Как-то днем в середине шестидесятых я оказался в парижской студии Питера Брука и наблюдал, как его труппа, около двух дюжин актеров, играла перед целым классом глухонемых ребятишек. Актеры просто и строго выстроили несколько танцевальных па, у каждого в руках была палка, с помощью которой создавалось впечатление общения или его отсутствия, упорядоченности или хаоса, придумывались новые ситуации. Я смотрел с удовольствием, действия актеров вызывали ответное чувство, хотя, возможно, я ошибался. Потом перед актерами выступили сами ребята. Лишенные возможности слышать и говорить, они были обречены общаться только с помощью жестов и жить в ситуации, которую актеры выбрали условно. Они разыграли пантомиму, детективную историю с похищением ребенка, полицейским расследованием, обнаружением малышки и наказанием преступника. Во всем чувствовалась тревога, было начало, конец, вырисовывались отдельные характеры — полицейский все время отдавал честь, родители метались, колотя себя в грудь и вознося страстные мольбы о возвращении ребенка, сыскная собака обнюхивала все в поисках преступника, а похищенная девочка постоянно терла глаза, как будто плакала. Но больше всего поразило безудержное детское стремление объясниться, невзирая на немоту. Гипертрофированная пластика была связана с неспособностью говорить — казалось, их жесты наполнены чувством ровно настолько, насколько были бы наполнены их слова, обрети они дар речи.

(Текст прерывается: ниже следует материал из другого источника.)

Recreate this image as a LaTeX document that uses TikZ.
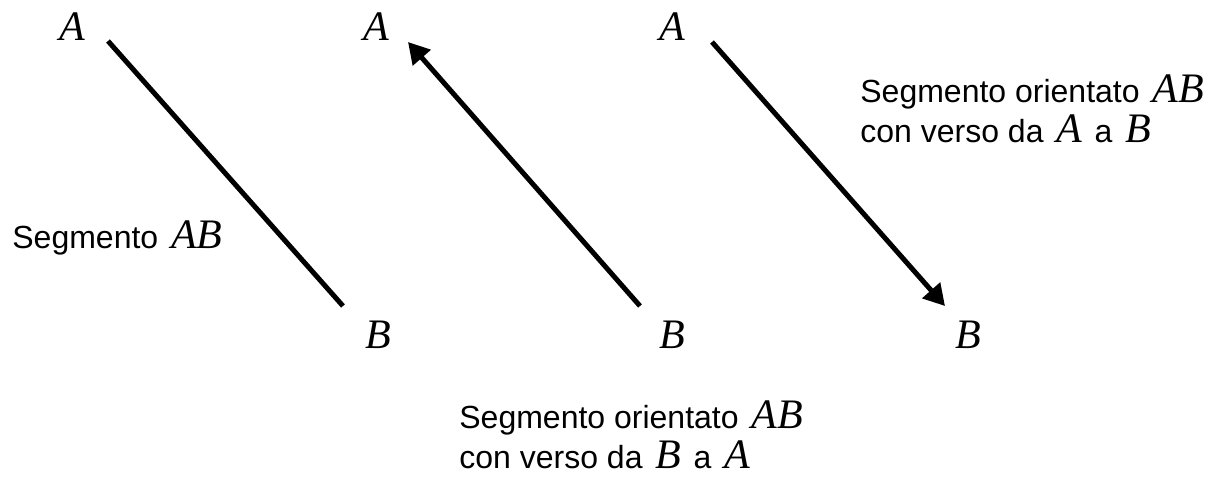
\documentclass[tikz,border=0pt]{standalone}
\usepackage{fontspec}
\setmainfont{Liberation Sans}
\newfontfamily\tmsfont{Liberation Serif}
\usetikzlibrary{arrows.meta}
\newcommand{\pnt}[1]{{\tmsfont\itshape\fontsize{21}{25}\selectfont #1}}
\newcommand{\gap}{\hspace{0.12em}}
\tikzset{
  lbl/.style={anchor=base, inner sep=0pt},
  txt/.style={anchor=base west, inner sep=0pt, font=\fontsize{16}{19}\selectfont},
  seg/.style={line width=2.5pt},
  headed/.style={-{Triangle[length=10.5pt,width=11.5pt]}}
}
\begin{document}
\begin{tikzpicture}[x=0.5pt,y=-0.5pt]
  \useasboundingbox (0,0) rectangle (1212,483);
  % end labels
  \foreach \x/\n in {72/1, 376/2, 672/3} {
    \node[lbl] (a\n) at (\x,40) {\pnt{A}};
  }
  \foreach \x/\n in {378/1, 672/2, 968/3} {
    \node[lbl] (b\n) at (\x,348) {\pnt{B}};
  }
  % segment ends
  \coordinate (p1) at (108,41);
  \coordinate (q1) at (343,306);
  \coordinate (p2) at (408,42);
  \coordinate (q2) at (640,306);
  \coordinate (p3) at (712,42);
  \coordinate (q3) at (945,306);
  \draw[seg] (p1) -- (q1);
  \draw[seg, headed] (q2) -- (p2);
  \draw[seg, headed] (p3) -- (q3);
  % captions
  \node[txt] (t1) at (12,248) {Segmento \gap\pnt{AB}};
  \node[txt] (t2) at (860,102) {Segmento orientato \gap\pnt{AB}};
  \node[txt] (t3) at (860,142) {con verso da \gap\pnt{A}\gap{} a \gap\pnt{B}};
  \node[txt] (t4) at (459,428) {Segmento orientato \gap\pnt{AB}};
  \node[txt] (t5) at (459,468) {con verso da \gap\pnt{B}\gap{} a \gap\pnt{A}};
\end{tikzpicture}
\end{document}
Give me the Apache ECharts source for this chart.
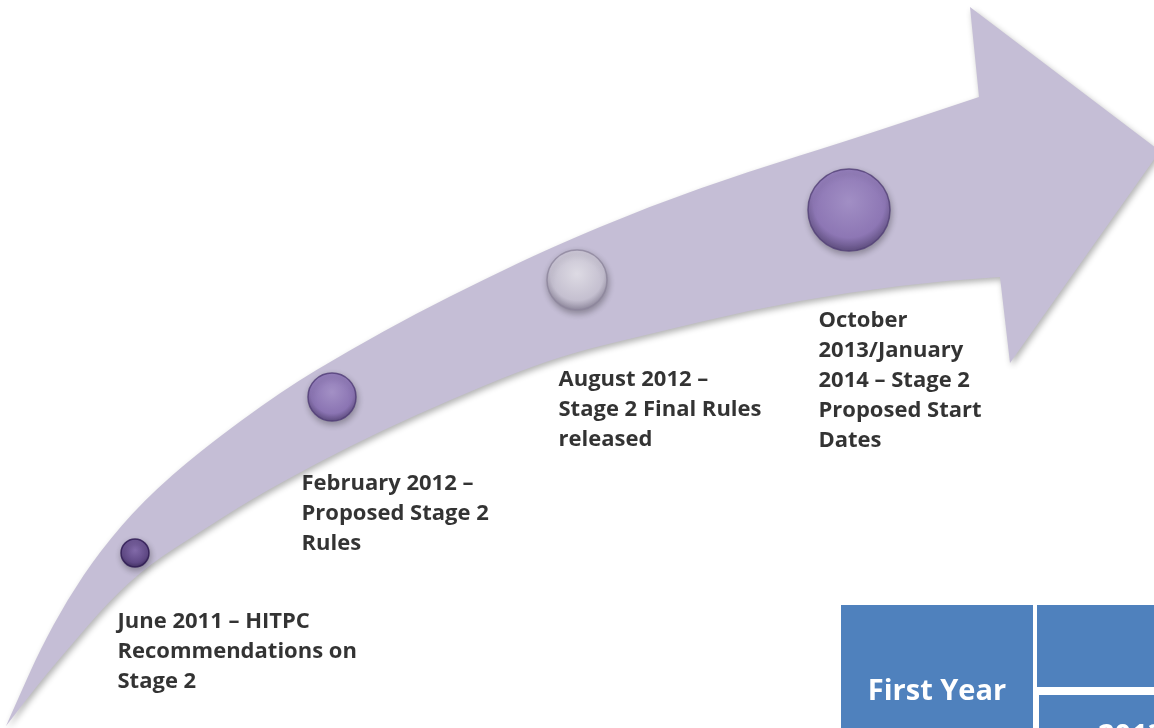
<!DOCTYPE html>
<html>
<head>
<meta charset="utf-8">
<script src="https://cdn.jsdelivr.net/npm/echarts@6/dist/echarts.min.js"></script>
<style>
  html, body { margin: 0; padding: 0; background: #fff; }
  #chart-container { width: 1154px; height: 728px; }
</style>
</head>
<body>
<div id="chart-container"></div>
<script>
// milestones along the arrow
const milestones = [
  'June 2011 – HITPC\nRecommendations on\nStage 2',
  'February 2012 –\nProposed Stage 2\nRules',
  'August 2012 –\nStage 2 Final Rules\nreleased',
  'October\n2013/January\n2014 – Stage 2\nProposed Start\nDates',
];
const markerX = [135, 332, 577, 849];
const markerY = [553, 397, 280, 210];
const markerSize = [28, 48, 60, 82];

// where each caption starts (top-left)
const labelX = [118, 302, 559, 819];
const labelY = [607, 469, 365, 306];

// arrow outline
const arrowUpper = [
  [6, 726], [22, 690], [40, 650], [67, 600], [100, 551], [143, 501], [200, 451],
  [283, 390], [350, 350], [417, 313], [483, 280], [550, 248], [650, 206],
  [750, 171], [850, 140], [979, 97],
];
const arrowHead = [[970, 7], [1160, 151], [1010, 363]];
const arrowLower = [
  [1000, 277], [950, 280], [850, 292], [750, 310], [650, 334], [575, 352],
  [517, 372], [450, 400], [383, 430], [317, 463], [250, 500], [200, 532],
  [150, 564], [110, 600], [67, 650], [40, 682], [6, 726],
];

const sphereColors = [
  ['#7f63ad', '#553a82', '#2c1850'],
  ['#a892d0', '#8a6fb9', '#4f3b75'],
  ['#f1eff6', '#d2cddd', '#8d869c'],
  ['#a690cf', '#8d72bb', '#513e76'],
];

const sphereStyle = (i) => {
  const c = sphereColors[i];
  return {
    color: {
      type: 'radial', x: 0.5, y: 0.4, r: 0.6,
      colorStops: [
        { offset: 0, color: c[0] },
        { offset: 0.72, color: c[1] },
        { offset: 1, color: c[2] },
      ],
    },
    borderColor: c[2],
    borderWidth: 1.5,
    shadowBlur: 6,
    shadowColor: 'rgba(0,0,0,0.35)',
    shadowOffsetX: 1,
    shadowOffsetY: 3,
  };
};

// quadratic smoothing through midpoints of a point list
const smoothSeg = (pts) => {
  let d = '';
  for (let i = 1; i < pts.length - 1; i++) {
    const mx = (pts[i][0] + pts[i + 1][0]) / 2;
    const my = (pts[i][1] + pts[i + 1][1]) / 2;
    d += ' Q' + pts[i][0] + ' ' + pts[i][1] + ' ' + mx + ' ' + my;
  }
  const last = pts[pts.length - 1];
  return d + ' L' + last[0] + ' ' + last[1];
};

const chart = echarts.init(document.getElementById('chart-container'), null, {
  renderer: 'canvas',
});

const font = '"Open Sans", Lato, sans-serif';

chart.setOption({
  animation: false,
  backgroundColor: '#fff',
  grid: { left: 0, right: 0, top: 0, bottom: 0 },
  xAxis: { type: 'value', min: 0, max: 1154, show: false },
  yAxis: { type: 'value', min: 0, max: 728, inverse: true, show: false },
  series: [
    {
      type: 'custom',
      silent: true,
      data: [[0, 0]],
      z: 1,
      renderItem: (params, api) => {
        const up = arrowUpper.map((p) => api.coord(p));
        const head = arrowHead.map((p) => api.coord(p));
        const low = arrowLower.map((p) => api.coord(p));
        let d = 'M' + up[0][0] + ' ' + up[0][1] + smoothSeg(up);
        head.forEach((p) => { d += ' L' + p[0] + ' ' + p[1]; });
        d += ' L' + low[0][0] + ' ' + low[0][1] + smoothSeg(low) + ' Z';
        return {
          type: 'path',
          shape: { pathData: d },
          style: {
            fill: '#c5bed6',
            shadowBlur: 6,
            shadowColor: 'rgba(0,0,0,0.3)',
            shadowOffsetX: 2,
            shadowOffsetY: 3,
          },
        };
      },
    },
    {
      type: 'scatter',
      silent: true,
      z: 3,
      symbol: 'circle',
      data: markerX.map((x, i) => ({
        value: [x, markerY[i]],
        symbolSize: markerSize[i],
        itemStyle: sphereStyle(i),
      })),
    },
    {
      type: 'scatter',
      silent: true,
      z: 4,
      symbolSize: 1,
      itemStyle: { color: 'rgba(0,0,0,0)' },
      data: labelX.map((x, i) => ({ value: [x, labelY[i]], name: milestones[i] })),
      label: {
        show: true,
        position: [0, 0],
        align: 'left',
        verticalAlign: 'top',
        formatter: (p) => p.name,
        fontFamily: font,
        fontWeight: 'bold',
        fontSize: 22,
        lineHeight: 30,
        color: '#000',
      },
    },
  ],
  graphic: [
    { type: 'rect', shape: { x: 841, y: 605, width: 192, height: 123 }, style: { fill: '#4f81bd' } },
    { type: 'rect', shape: { x: 1037, y: 605, width: 117, height: 82 }, style: { fill: '#4f81bd' } },
    { type: 'rect', shape: { x: 1039, y: 695, width: 115, height: 33 }, style: { fill: '#4f81bd' } },
    {
      type: 'text', x: 937, y: 692,
      style: { text: 'First Year', fill: '#fff', font: 'bold 29px ' + font, textAlign: 'center', textVerticalAlign: 'middle' },
    },
    {
      type: 'text', x: 1098, y: 737,
      style: { text: '2013', fill: '#fff', font: 'bold 29px ' + font, textAlign: 'left', textVerticalAlign: 'middle' },
    },
  ],
});

window.addEventListener('resize', chart.resize);
</script>
</body>
</html>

Со стороны тех, кто обладал всеми органами чувств, казалось нелепым пытаться освободиться от части из них во имя приближения к подлинной полноте выражения. Этот пример доказал мне теоретическое бесплодие наших художнических устремлений, став своего рода признанием, что нет ничего хуже, чем произносить что-то ненужное. Таким образом, оставалось только разрабатывать и совершенствовать формы и стиль. Глухонемые не могли выразить себя, рассказав пережитое в виде истории. Те же, кто слышал и говорил, были не в состоянии воссоздать настроение, безыскусное искреннее переживание.

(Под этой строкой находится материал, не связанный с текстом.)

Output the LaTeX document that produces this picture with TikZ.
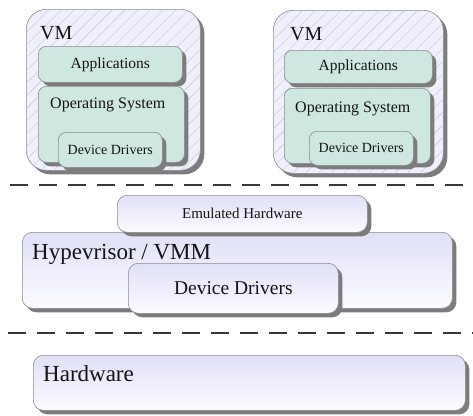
\documentclass[tikz,border=0pt]{standalone}
\usepackage{fontspec}
\setmainfont{Liberation Serif}
\usetikzlibrary{positioning, shadows, patterns.meta}
\definecolor{vmfill}{HTML}{F0F0FC}
\definecolor{hatchgray}{HTML}{C4C4D4}
\definecolor{guestteal}{HTML}{CFE7E1}
\definecolor{edgegray}{HTML}{8C8C8C}
\definecolor{shadegray}{HTML}{7C7C7C}
\definecolor{lavtop}{HTML}{E0E0F8}
\definecolor{lavbot}{HTML}{FBFBFF}
\definecolor{inkdark}{HTML}{141414}

\tikzset{
  boxshadow/.style={drop shadow={shadow xshift=4pt, shadow yshift=-4pt, fill=shadegray, opacity=1}},
  vmbox/.style={draw=edgegray, line width=0.6pt, rounded corners=20pt, fill=vmfill,
    postaction={pattern={Lines[angle=45, distance=9pt, line width=0.4pt]}, pattern color=hatchgray},
    boxshadow, anchor=north west, inner sep=0pt},
  guestbox/.style={draw=edgegray, line width=0.6pt, rounded corners=8pt, fill=guestteal,
    boxshadow, anchor=north west, inner sep=0pt},
  hostbox/.style={draw=edgegray, line width=0.6pt, rounded corners=10pt, top color=lavtop, bottom color=lavbot,
    boxshadow, anchor=north west, inner sep=0pt},
  layerline/.style={draw=inkdark!85, line width=1.3pt, dash pattern=on 18pt off 11pt},
  lbl/.style={text=inkdark, inner sep=0pt},
}

\begin{document}
\begin{tikzpicture}[x=1pt, y=-1pt]

\useasboundingbox (0,0) rectangle (473,415);

% ========== First virtual machine ==========
\node[vmbox, minimum width=174pt, minimum height=161pt] (vmA) at (26,9) {};
\node[guestbox, minimum width=144pt, minimum height=36pt] (appsA) at (38,46) {};
\node[guestbox, minimum width=146pt, minimum height=76pt] (osA) at (38,86) {};
\node[guestbox, minimum width=104pt, minimum height=35pt] (ddA) at (58,132) {};

\node[lbl, anchor=base west, font=\fontsize{20}{24}\selectfont] (vmAlbl) at (40,39) {VM};
\node[lbl, font=\fontsize{15.5}{18}\selectfont] (appsAlbl) at (appsA.center) {Applications};
\node[lbl, anchor=base west, font=\fontsize{16}{19}\selectfont] (osAlbl) at (50,108) {Operating System};
\node[lbl, font=\fontsize{14}{17}\selectfont] (ddAlbl) at (ddA.center) {Device Drivers};

% ========== Second virtual machine ==========
\node[vmbox, minimum width=170pt, minimum height=163pt] (vmB) at (273,10) {};
\node[guestbox, minimum width=148pt, minimum height=33pt] (appsB) at (284,50) {};
\node[guestbox, minimum width=146pt, minimum height=75pt] (osB) at (284,88) {};
\node[guestbox, minimum width=104pt, minimum height=34pt] (ddB) at (309,131) {};

\node[lbl, anchor=base west, font=\fontsize{20}{24}\selectfont] (vmBlbl) at (290,40) {VM};
\node[lbl, font=\fontsize{15.5}{18}\selectfont] (appsBlbl) at (appsB.center) {Applications};
\node[lbl, anchor=base west, font=\fontsize{16}{19}\selectfont] (osBlbl) at (295,112) {Operating System};
\node[lbl, font=\fontsize{14}{17}\selectfont] (ddBlbl) at (ddB.center) {Device Drivers};

% Guest / host boundary
\draw[layerline] (10,185) -- (473,185);

% ========== Hypervisor layer ==========
\node[hostbox, minimum width=430pt, minimum height=76pt] (hyp) at (22,232) {};
\node[hostbox, minimum width=250pt, minimum height=37pt] (emu) at (117,195) {};
\node[hostbox, minimum width=210pt, minimum height=50pt] (hypdd) at (128,263) {};

\node[lbl, font=\fontsize{15}{18}\selectfont] (emulbl) at (emu.center) {Emulated Hardware};
\node[lbl, anchor=base west, font=\fontsize{23}{27}\selectfont] (hyplbl) at (32,259) {Hypevrisor / VMM};
\node[lbl, font=\fontsize{19.5}{23}\selectfont] (hypddlbl) at (hypdd.center) {Device Drivers};

% Host / hardware boundary
\draw[layerline] (8,333) -- (473,333);

% ========== Physical hardware ==========
\node[hostbox, minimum width=432pt, minimum height=55pt] (hw) at (33,355) {};
\node[lbl, anchor=base west, font=\fontsize{23}{27}\selectfont] (hwlbl) at (43,381) {Hardware};

\end{tikzpicture}
\end{document}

Наверное, театр опротивел мне, поскольку стал не чем иным, как омерзительным экзерсисом для эго, а я сейчас не выносил эгоизм, причем свой собственный не меньше, чем чужой. Когда-то я понял, что говорить правду — единственное, что может спасти, но теперь это казалось еще одной маской всеобщего одичания. Без сострадания нету правды, но без веры в человека, не говоря уж о Боге, сострадание такое же умозрительное решение, что и другие.
Завершив труд, кладешь его к стопам неизвестного божества, чье невидимое присутствие единственно оправдывает все усилия. «Не вопрошайте, что может сделать для вас страна, думайте, что вы можете сделать для своей родины», — произнес Кеннеди в тот бурный инаугурационный день, когда глубокий старик Роберт Фрост пытался спасти от ветра страницы его речи. Молодой президент точно определил, что нужно, ибо знал, что этого нет. Зачем писать?
По совету своей подруги Мэри Маккарти, к книге которой «Виды Венеции» она делала фотографии, Инга во время многочисленных наездов в Нью-Йорк останавливалась в старой гостинице «Челси» — из всех американских гостиниц эта была наиболее европейская. В те времена «Челси» еще не обрела ту известность, которую в середине шестидесятых ей принесли, проживая в ее номерах, знаменитые художники. Я поселился здесь отчасти из-за того, что владелец, мистер Бард, обещал сохранить место моего пребывания в тайне. Через несколько недель новость просочилась в местную и зарубежную прессу, но он с тем же честным и открытым выражением лица доказывал, что все произошло помимо его воли. На господина Барда было невозможно сердиться, ибо он был совершенно неспособен воспринимать чье-либо недовольство. Это был невысокий блондинистый венгр-беженец с чувством излишней самоуверенности и со слабым сердцем. Он мог днями пропадать на рыбалке у Кротонского водохранилища, увлеченно играя в карты со своими соотечественниками. В качестве ставок нередко шли отели, включая такие солидные, как «Нью-Йоркер». Однако «Челси» относилась к заветным обретениям Барда: «Люблю находиться среди артистов, среди творческих натур». Чтобы симпатизировать этому человеку, не обязательно было ему доверять, ибо он, как и его гостиница, был согласен на все, исключая, естественно, дефицит.